---- GIVEN RECORDS

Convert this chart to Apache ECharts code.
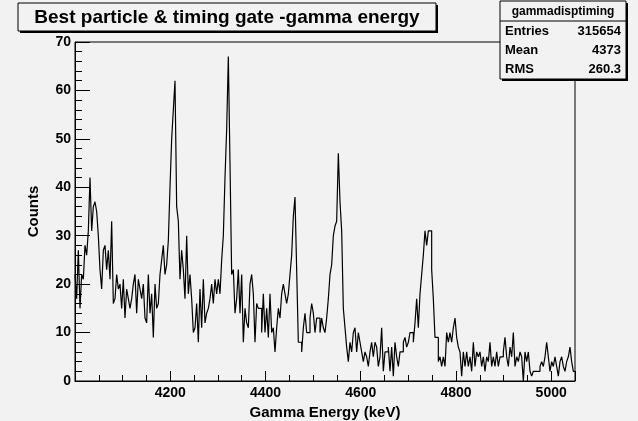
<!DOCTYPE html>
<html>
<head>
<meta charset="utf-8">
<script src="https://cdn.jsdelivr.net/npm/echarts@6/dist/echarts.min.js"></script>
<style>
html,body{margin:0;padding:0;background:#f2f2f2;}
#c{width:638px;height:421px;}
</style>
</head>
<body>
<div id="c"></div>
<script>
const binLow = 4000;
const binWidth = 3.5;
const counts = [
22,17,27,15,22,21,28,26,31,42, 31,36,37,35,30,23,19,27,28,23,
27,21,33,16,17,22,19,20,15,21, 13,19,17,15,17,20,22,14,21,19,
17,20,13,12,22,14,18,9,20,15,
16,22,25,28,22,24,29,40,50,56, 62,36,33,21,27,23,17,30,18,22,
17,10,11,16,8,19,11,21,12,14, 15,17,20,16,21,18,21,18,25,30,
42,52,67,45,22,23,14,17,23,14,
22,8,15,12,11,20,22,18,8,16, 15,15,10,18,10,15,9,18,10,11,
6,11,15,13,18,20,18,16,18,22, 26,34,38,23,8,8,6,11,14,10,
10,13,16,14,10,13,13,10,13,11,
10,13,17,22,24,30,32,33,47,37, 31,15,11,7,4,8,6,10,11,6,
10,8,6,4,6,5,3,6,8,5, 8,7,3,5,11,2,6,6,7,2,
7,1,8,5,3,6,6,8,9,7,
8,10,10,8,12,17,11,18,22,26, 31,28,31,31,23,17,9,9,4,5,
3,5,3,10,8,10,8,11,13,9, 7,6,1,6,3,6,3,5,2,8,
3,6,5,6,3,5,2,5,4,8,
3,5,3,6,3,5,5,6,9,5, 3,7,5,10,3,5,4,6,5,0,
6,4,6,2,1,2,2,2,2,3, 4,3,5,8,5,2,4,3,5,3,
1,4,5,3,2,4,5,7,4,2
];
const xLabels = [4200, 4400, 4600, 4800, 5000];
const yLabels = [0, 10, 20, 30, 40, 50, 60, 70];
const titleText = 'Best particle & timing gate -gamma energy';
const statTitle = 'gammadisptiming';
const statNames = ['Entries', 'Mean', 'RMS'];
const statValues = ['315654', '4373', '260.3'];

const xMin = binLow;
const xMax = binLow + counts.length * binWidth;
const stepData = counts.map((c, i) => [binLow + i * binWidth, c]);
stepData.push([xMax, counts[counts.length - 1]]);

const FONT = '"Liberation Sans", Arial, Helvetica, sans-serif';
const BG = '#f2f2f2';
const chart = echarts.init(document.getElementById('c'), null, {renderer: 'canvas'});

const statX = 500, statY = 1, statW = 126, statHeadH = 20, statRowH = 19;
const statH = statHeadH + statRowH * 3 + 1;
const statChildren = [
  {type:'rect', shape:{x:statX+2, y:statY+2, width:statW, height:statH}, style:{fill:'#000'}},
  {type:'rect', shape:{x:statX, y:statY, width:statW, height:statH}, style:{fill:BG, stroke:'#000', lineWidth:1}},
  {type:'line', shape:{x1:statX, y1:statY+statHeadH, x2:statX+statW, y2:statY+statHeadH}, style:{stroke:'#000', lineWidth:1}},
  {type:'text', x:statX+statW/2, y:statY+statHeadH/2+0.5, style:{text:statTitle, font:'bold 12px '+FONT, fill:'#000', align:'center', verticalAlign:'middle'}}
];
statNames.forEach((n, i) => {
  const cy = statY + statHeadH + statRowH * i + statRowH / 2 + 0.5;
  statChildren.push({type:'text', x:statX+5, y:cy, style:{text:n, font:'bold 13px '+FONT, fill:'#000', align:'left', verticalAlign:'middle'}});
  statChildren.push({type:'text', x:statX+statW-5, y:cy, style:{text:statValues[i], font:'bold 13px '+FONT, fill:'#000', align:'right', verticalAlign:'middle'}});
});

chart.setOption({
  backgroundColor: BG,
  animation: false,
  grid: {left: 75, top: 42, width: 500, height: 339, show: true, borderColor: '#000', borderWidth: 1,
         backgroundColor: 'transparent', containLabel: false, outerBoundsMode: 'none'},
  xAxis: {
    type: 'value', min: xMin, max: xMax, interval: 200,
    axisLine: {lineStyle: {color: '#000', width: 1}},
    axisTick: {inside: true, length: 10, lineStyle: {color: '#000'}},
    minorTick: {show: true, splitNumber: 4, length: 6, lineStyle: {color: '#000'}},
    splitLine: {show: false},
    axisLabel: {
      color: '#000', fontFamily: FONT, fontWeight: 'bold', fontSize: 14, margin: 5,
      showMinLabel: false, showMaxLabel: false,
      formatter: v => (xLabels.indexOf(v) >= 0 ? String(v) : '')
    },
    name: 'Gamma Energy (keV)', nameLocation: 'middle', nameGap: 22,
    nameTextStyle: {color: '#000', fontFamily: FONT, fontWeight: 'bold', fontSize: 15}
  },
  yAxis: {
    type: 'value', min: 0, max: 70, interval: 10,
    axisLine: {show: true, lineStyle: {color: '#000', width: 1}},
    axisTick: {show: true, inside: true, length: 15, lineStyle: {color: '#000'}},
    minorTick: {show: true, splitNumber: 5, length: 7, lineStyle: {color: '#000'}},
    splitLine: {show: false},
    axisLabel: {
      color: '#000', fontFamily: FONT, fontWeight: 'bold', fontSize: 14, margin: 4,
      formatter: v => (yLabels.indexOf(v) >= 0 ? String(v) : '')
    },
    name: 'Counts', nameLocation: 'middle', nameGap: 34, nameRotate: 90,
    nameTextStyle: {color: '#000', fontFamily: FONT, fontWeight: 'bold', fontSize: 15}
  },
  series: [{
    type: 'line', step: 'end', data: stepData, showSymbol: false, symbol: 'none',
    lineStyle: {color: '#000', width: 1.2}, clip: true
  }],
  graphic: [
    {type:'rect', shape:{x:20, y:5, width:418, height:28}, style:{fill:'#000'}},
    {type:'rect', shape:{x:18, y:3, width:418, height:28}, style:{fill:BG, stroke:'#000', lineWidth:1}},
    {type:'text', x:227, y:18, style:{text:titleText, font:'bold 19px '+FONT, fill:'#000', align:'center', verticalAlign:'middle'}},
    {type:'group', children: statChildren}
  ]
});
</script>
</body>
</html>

--------
---- GIVEN RECORDS

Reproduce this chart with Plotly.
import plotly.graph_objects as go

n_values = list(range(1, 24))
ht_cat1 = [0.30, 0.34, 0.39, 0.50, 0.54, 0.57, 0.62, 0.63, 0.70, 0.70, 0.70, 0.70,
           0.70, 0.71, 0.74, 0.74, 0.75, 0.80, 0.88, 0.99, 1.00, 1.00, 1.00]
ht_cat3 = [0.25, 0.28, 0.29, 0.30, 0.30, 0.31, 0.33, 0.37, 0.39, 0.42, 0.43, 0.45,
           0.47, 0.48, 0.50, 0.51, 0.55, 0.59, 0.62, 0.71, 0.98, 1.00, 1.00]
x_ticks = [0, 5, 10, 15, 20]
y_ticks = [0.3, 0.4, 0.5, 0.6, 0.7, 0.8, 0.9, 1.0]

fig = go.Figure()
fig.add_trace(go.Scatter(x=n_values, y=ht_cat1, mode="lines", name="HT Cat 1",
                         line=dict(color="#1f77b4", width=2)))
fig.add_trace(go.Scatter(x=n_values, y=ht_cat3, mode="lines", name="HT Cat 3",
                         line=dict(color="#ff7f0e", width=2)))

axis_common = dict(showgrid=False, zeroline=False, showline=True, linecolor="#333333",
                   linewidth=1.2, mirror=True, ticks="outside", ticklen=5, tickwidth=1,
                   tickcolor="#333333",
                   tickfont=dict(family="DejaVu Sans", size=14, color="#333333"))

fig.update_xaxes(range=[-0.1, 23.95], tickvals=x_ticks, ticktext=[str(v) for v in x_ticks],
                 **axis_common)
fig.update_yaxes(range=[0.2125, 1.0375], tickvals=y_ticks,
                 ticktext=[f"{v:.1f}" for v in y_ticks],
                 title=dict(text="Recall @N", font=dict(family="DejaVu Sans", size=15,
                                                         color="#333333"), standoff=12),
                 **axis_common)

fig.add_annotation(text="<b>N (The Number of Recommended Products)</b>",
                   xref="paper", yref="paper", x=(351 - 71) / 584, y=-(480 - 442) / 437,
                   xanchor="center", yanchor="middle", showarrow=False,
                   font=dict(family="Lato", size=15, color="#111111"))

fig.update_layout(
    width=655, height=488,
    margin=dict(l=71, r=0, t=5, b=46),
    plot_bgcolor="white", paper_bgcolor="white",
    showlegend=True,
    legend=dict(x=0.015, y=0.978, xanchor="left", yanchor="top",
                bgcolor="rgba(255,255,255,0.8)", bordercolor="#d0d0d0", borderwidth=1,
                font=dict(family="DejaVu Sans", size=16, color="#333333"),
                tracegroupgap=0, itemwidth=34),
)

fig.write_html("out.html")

--------

PROBLEM DETAILS: Within the entries above, how many lines contain "this"? Respond with the number only.

REPLY TO THE TASK: 2